Time passes slowly in regional Australian towns. To a newcomer, it can be baffling. Buildings bear the names of businesses that haven’t occupied the space in 20 years; the most objectively boring or ugly spots in the town are spoken about fondly because they represent a collective local lore, or a family story, or a giddy childhood misdemeanour. Lifelong, generations-deep residents of country towns have a tendency to associate a physical sense of place with a sense of identity. If you criticise the town, you are criticising the person.
And this town isn’t much interested in change or Thai food or criticism or people who aren’t white and country-bred. When mysterious graffiti shows up on the local Baptist church, tempers flare quickly. There’s a mob outside the restaurant, a cop (Peter Kowitz) trying to intimidate Ben’s family into a confession, and Loong has died – though this doesn’t mean he’s stopped talking to his restaurant family all the time.

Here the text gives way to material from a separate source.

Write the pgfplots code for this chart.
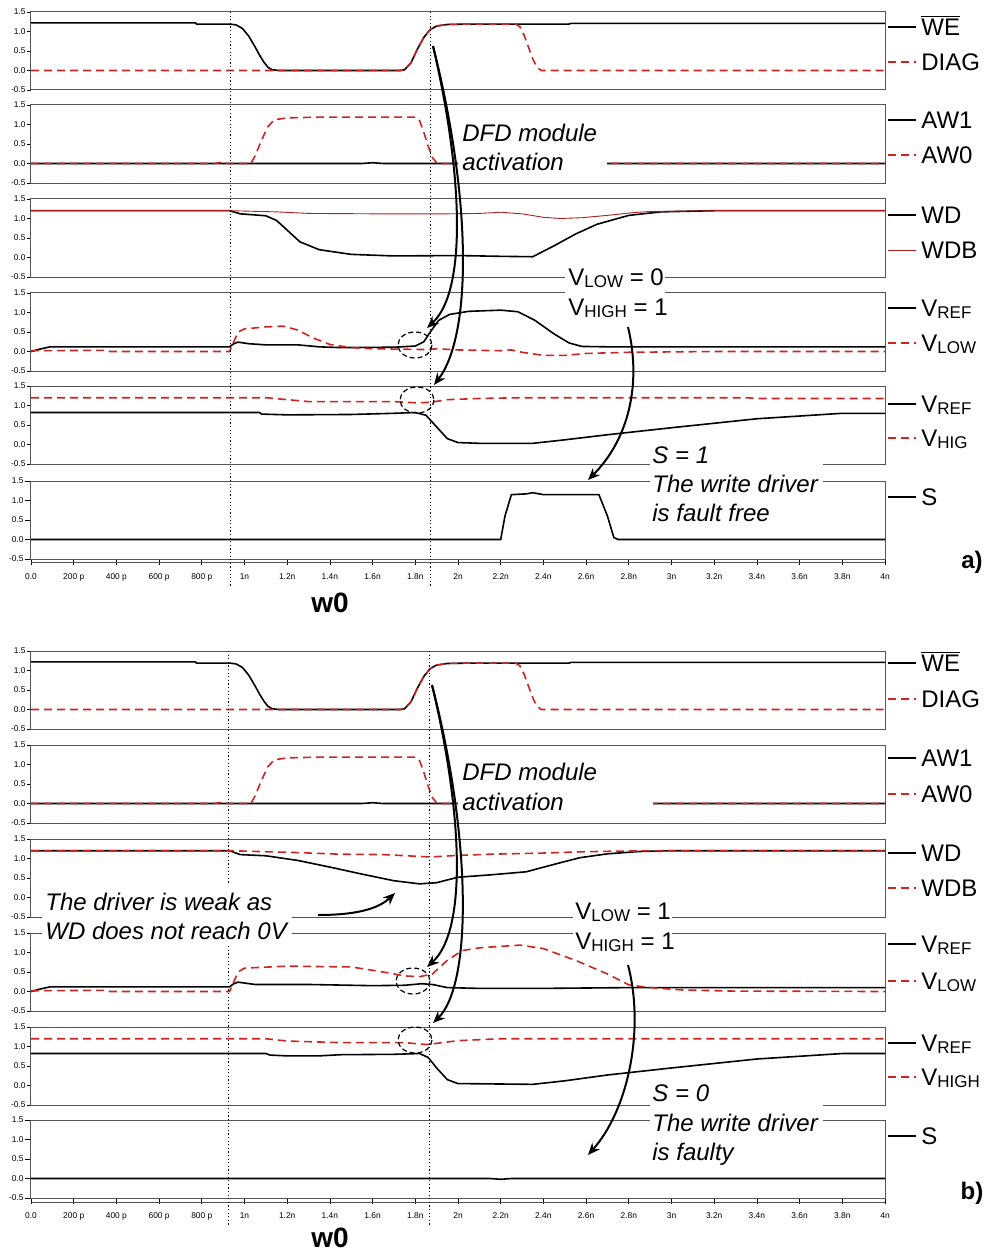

This is a story more concerned with people than events, and how they react to extenuating circumstances; for example, Ben and has family have had to face down a lifetime of systemic xenophobia that manifests in conscious and unconscious racism. We see evidence of that racism straight away, more playful than harmful, but the harm is waiting just around the corner. It’s very believable harm, especially if you’ve ever spent time in the central west of New South Wales. Savetsila grew up in Bathurst and spent time in Parkes; Gabby exhibits a laconic jingoism, half-ironic, half-sincere, that feels specific to that area.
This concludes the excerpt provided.